Lawrie Shabibi introduces Mandy El-Sayegh in A rose is a rose is a rose is a rose, curated by Sara Raza. It is an exhibition that collages fragments of information such as newspapers, aerial maps and her father’s calligraphy, alongside hand-painted elements and non-traditional materials such as latex, and investigating the relationship between them. The show also includes a performance by the artist.
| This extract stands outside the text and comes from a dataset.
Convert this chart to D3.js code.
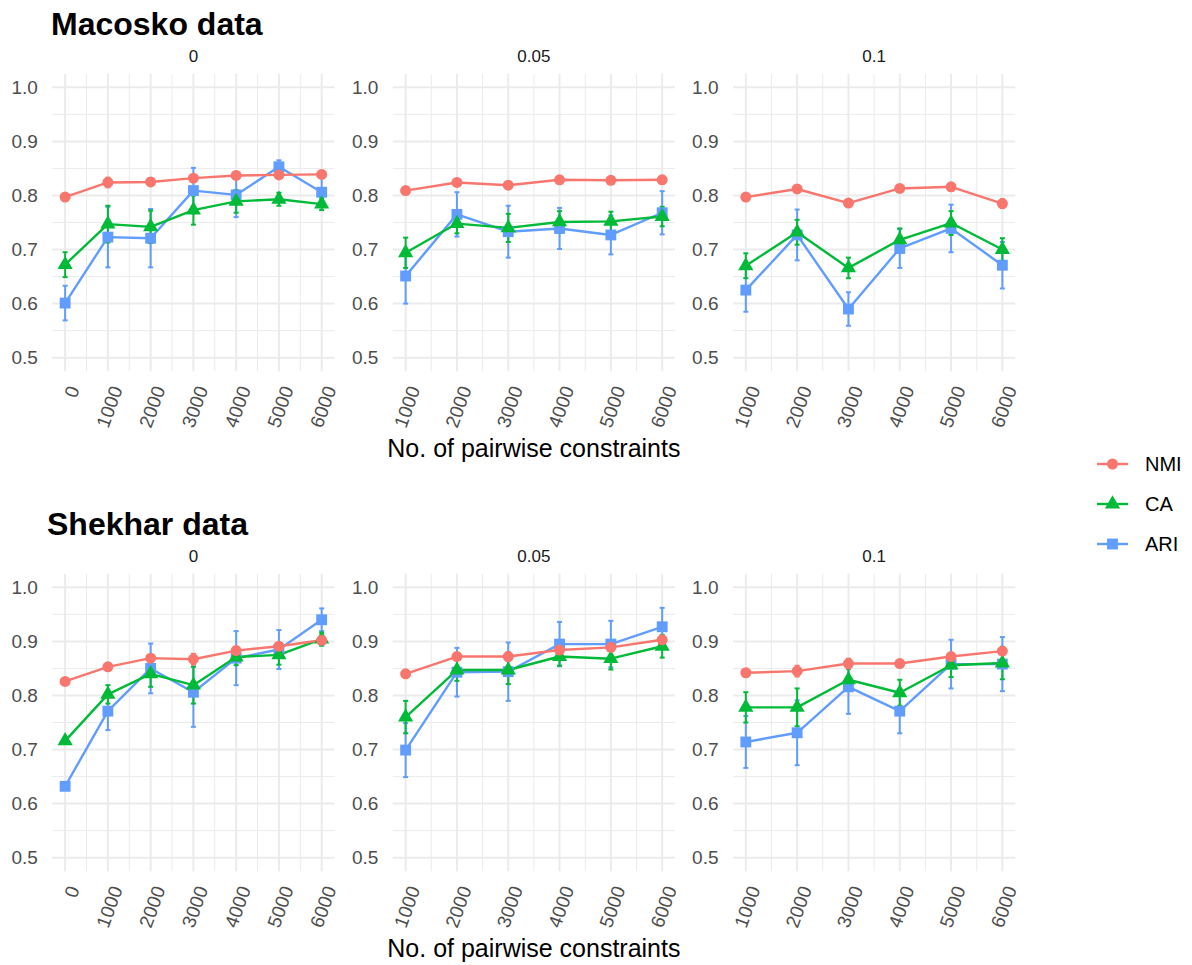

A view of A Forgotten Place.
Green Art Gallery presents the work of Ana Mazzei, How to disappear, inviting guests to explore the complex nature of identity. Leila Heller Gallery promises a solo exhibition by renowned glass sculptor Dale Chihuly. The gallery will also present Carpets of Eden, Gardens of Fantasy, a curated exploration of the mystical qualities of carpets in the realm of fantasy, and Immortal Mirror by Aref Montazeri, featuring handmade mirrors that invite audiences to discover themselves in new situations.
Ayyam Gallery’s Immortal Moment, Coping with the Shock by Faisal Samra, delves into the concept of an immortal moment and the coping mechanisms associated with it. 1x1 Art Gallery presents two exhibitions: Owais Husai’s solo exhibition featuring his latest artistic endeavours, and Graciela Magnoni’s Watan, curated by Salima Hashmi, exploring themes of identity and belonging. Firetti Contemporary will host two exhibitions: The Fifth Wife, a group exhibition curated by Mara Firetti, Celine Azem and Ali Cha’aban, and Metamorphosis, curated by Mara Firetti and Celine Azem, which showcases Laura Lappi’s sculptures inspired by ancient basilicas, cathedrals, and mediaeval Scandinavian wooden structures.
Gallery Isabelle introduces the upcoming duo exhibition, Rest, featuring the works of Dubai-based artists Mohammed Kazem and Vikram Divecha. It runs Feb. 27 – Apr. 15. Ishara Art Foundation is currently displaying Sheher, Prakriti, Devi, an exhibition that marks artist and photographer Gauri Gill’s first extensive curation. It ruminates on the interlinked elationship between cities, the natural environment and the sacred. Volte Art Projects presents a solo exhibition of modernist master of the figurative genre, Manjit Bawa — one of those who took up figuration from the word go.